### WRITTEN INSTRUCTION
Pictures aside, quote the whole listing exactly.

### SOURCE DATA
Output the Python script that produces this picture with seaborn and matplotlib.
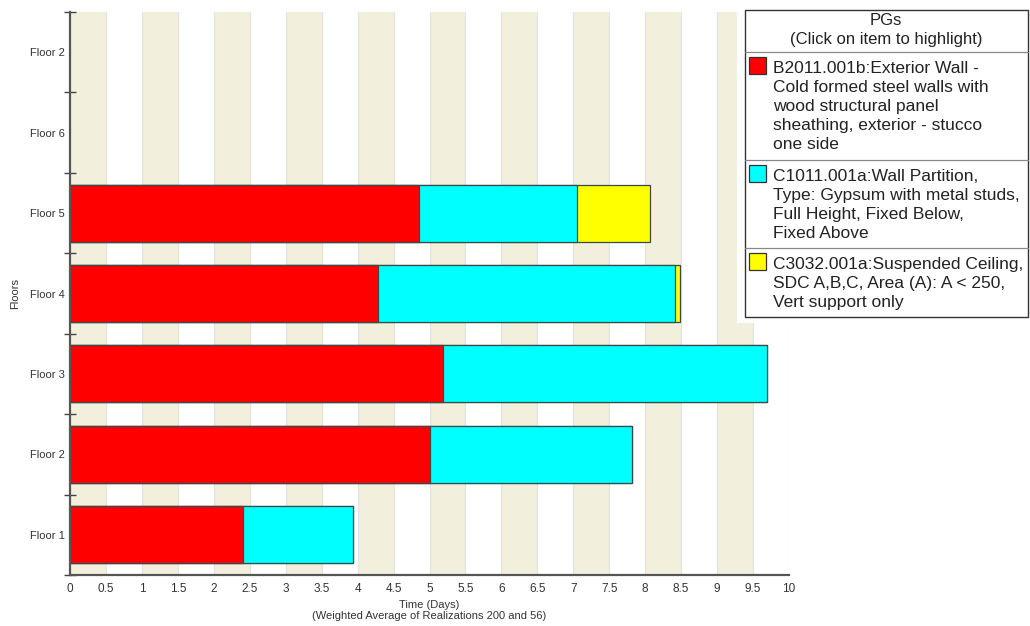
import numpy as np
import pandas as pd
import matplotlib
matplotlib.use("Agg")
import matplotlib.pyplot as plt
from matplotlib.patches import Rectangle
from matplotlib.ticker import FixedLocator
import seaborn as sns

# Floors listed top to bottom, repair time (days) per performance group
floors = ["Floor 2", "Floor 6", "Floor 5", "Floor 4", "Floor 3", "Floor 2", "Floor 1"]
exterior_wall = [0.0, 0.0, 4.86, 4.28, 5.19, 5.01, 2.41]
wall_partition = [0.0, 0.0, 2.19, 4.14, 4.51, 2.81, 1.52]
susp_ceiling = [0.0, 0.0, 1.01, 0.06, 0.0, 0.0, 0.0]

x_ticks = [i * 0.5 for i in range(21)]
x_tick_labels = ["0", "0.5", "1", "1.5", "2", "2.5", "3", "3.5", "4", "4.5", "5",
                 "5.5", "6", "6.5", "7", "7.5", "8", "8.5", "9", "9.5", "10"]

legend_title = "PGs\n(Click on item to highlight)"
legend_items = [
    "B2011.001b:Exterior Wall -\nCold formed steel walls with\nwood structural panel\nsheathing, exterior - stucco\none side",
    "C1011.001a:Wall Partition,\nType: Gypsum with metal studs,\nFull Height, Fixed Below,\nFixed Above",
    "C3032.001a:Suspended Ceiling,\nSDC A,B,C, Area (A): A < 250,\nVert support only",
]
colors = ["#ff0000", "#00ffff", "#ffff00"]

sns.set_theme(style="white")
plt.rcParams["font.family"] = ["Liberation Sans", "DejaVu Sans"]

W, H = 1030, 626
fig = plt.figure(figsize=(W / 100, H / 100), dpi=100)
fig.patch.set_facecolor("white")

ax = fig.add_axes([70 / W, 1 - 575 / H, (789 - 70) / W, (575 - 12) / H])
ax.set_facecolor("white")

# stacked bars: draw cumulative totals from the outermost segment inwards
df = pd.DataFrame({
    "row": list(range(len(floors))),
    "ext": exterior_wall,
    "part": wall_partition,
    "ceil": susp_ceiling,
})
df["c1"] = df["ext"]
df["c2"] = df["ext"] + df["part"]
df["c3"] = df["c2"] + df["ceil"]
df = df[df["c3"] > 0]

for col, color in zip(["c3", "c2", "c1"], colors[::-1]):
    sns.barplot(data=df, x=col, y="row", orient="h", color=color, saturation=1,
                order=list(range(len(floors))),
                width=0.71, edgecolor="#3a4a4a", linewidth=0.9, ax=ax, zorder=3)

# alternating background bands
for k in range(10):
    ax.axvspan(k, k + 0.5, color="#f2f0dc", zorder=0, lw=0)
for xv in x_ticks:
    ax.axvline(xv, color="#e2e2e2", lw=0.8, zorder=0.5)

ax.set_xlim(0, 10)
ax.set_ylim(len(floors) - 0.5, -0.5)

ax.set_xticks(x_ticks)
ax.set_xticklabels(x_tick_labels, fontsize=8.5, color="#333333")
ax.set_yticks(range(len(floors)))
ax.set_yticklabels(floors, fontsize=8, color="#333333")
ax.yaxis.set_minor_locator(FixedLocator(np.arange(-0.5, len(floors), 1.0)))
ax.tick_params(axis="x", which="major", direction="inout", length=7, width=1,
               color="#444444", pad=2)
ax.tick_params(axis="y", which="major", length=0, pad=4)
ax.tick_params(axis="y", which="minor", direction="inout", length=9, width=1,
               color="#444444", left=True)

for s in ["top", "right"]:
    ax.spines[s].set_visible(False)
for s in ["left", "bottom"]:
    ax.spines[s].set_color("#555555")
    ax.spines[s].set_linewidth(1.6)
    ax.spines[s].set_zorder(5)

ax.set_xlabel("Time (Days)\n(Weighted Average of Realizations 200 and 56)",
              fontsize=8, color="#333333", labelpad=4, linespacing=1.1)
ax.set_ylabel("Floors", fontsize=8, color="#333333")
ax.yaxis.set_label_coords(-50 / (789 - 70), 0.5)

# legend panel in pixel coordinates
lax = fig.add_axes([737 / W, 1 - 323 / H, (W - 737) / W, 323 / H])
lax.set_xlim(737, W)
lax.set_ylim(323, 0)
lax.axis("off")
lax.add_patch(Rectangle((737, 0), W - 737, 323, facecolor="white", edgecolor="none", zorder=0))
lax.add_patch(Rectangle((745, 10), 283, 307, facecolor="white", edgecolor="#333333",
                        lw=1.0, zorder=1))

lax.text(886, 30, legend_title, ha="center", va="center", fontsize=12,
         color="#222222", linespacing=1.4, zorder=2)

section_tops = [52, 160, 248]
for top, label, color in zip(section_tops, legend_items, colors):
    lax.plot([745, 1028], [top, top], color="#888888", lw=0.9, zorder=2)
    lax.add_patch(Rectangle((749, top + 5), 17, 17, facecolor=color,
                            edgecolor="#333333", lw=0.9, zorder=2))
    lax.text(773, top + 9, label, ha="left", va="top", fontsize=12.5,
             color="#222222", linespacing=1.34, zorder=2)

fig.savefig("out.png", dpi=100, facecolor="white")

### FULL SOLUTION
Output the Python script that produces this picture with seaborn and matplotlib.
import numpy as np
import pandas as pd
import matplotlib
matplotlib.use("Agg")
import matplotlib.pyplot as plt
from matplotlib.patches import Rectangle
from matplotlib.ticker import FixedLocator
import seaborn as sns

# Floors listed top to bottom, repair time (days) per performance group
floors = ["Floor 2", "Floor 6", "Floor 5", "Floor 4", "Floor 3", "Floor 2", "Floor 1"]
exterior_wall = [0.0, 0.0, 4.86, 4.28, 5.19, 5.01, 2.41]
wall_partition = [0.0, 0.0, 2.19, 4.14, 4.51, 2.81, 1.52]
susp_ceiling = [0.0, 0.0, 1.01, 0.06, 0.0, 0.0, 0.0]

x_ticks = [i * 0.5 for i in range(21)]
x_tick_labels = ["0", "0.5", "1", "1.5", "2", "2.5", "3", "3.5", "4", "4.5", "5",
                 "5.5", "6", "6.5", "7", "7.5", "8", "8.5", "9", "9.5", "10"]

legend_title = "PGs\n(Click on item to highlight)"
legend_items = [
    "B2011.001b:Exterior Wall -\nCold formed steel walls with\nwood structural panel\nsheathing, exterior - stucco\none side",
    "C1011.001a:Wall Partition,\nType: Gypsum with metal studs,\nFull Height, Fixed Below,\nFixed Above",
    "C3032.001a:Suspended Ceiling,\nSDC A,B,C, Area (A): A < 250,\nVert support only",
]
colors = ["#ff0000", "#00ffff", "#ffff00"]

sns.set_theme(style="white")
plt.rcParams["font.family"] = ["Liberation Sans", "DejaVu Sans"]

W, H = 1030, 626
fig = plt.figure(figsize=(W / 100, H / 100), dpi=100)
fig.patch.set_facecolor("white")

ax = fig.add_axes([70 / W, 1 - 575 / H, (789 - 70) / W, (575 - 12) / H])
ax.set_facecolor("white")

# stacked bars: draw cumulative totals from the outermost segment inwards
df = pd.DataFrame({
    "row": list(range(len(floors))),
    "ext": exterior_wall,
    "part": wall_partition,
    "ceil": susp_ceiling,
})
df["c1"] = df["ext"]
df["c2"] = df["ext"] + df["part"]
df["c3"] = df["c2"] + df["ceil"]
df = df[df["c3"] > 0]

for col, color in zip(["c3", "c2", "c1"], colors[::-1]):
    sns.barplot(data=df, x=col, y="row", orient="h", color=color, saturation=1,
                order=list(range(len(floors))),
                width=0.71, edgecolor="#3a4a4a", linewidth=0.9, ax=ax, zorder=3)

# alternating background bands
for k in range(10):
    ax.axvspan(k, k + 0.5, color="#f2f0dc", zorder=0, lw=0)
for xv in x_ticks:
    ax.axvline(xv, color="#e2e2e2", lw=0.8, zorder=0.5)

ax.set_xlim(0, 10)
ax.set_ylim(len(floors) - 0.5, -0.5)

ax.set_xticks(x_ticks)
ax.set_xticklabels(x_tick_labels, fontsize=8.5, color="#333333")
ax.set_yticks(range(len(floors)))
ax.set_yticklabels(floors, fontsize=8, color="#333333")
ax.yaxis.set_minor_locator(FixedLocator(np.arange(-0.5, len(floors), 1.0)))
ax.tick_params(axis="x", which="major", direction="inout", length=7, width=1,
               color="#444444", pad=2)
ax.tick_params(axis="y", which="major", length=0, pad=4)
ax.tick_params(axis="y", which="minor", direction="inout", length=9, width=1,
               color="#444444", left=True)

for s in ["top", "right"]:
    ax.spines[s].set_visible(False)
for s in ["left", "bottom"]:
    ax.spines[s].set_color("#555555")
    ax.spines[s].set_linewidth(1.6)
    ax.spines[s].set_zorder(5)

ax.set_xlabel("Time (Days)\n(Weighted Average of Realizations 200 and 56)",
              fontsize=8, color="#333333", labelpad=4, linespacing=1.1)
ax.set_ylabel("Floors", fontsize=8, color="#333333")
ax.yaxis.set_label_coords(-50 / (789 - 70), 0.5)

# legend panel in pixel coordinates
lax = fig.add_axes([737 / W, 1 - 323 / H, (W - 737) / W, 323 / H])
lax.set_xlim(737, W)
lax.set_ylim(323, 0)
lax.axis("off")
lax.add_patch(Rectangle((737, 0), W - 737, 323, facecolor="white", edgecolor="none", zorder=0))
lax.add_patch(Rectangle((745, 10), 283, 307, facecolor="white", edgecolor="#333333",
                        lw=1.0, zorder=1))

lax.text(886, 30, legend_title, ha="center", va="center", fontsize=12,
         color="#222222", linespacing=1.4, zorder=2)

section_tops = [52, 160, 248]
for top, label, color in zip(section_tops, legend_items, colors):
    lax.plot([745, 1028], [top, top], color="#888888", lw=0.9, zorder=2)
    lax.add_patch(Rectangle((749, top + 5), 17, 17, facecolor=color,
                            edgecolor="#333333", lw=0.9, zorder=2))
    lax.text(773, top + 9, label, ha="left", va="top", fontsize=12.5,
             color="#222222", linespacing=1.34, zorder=2)

fig.savefig("out.png", dpi=100, facecolor="white")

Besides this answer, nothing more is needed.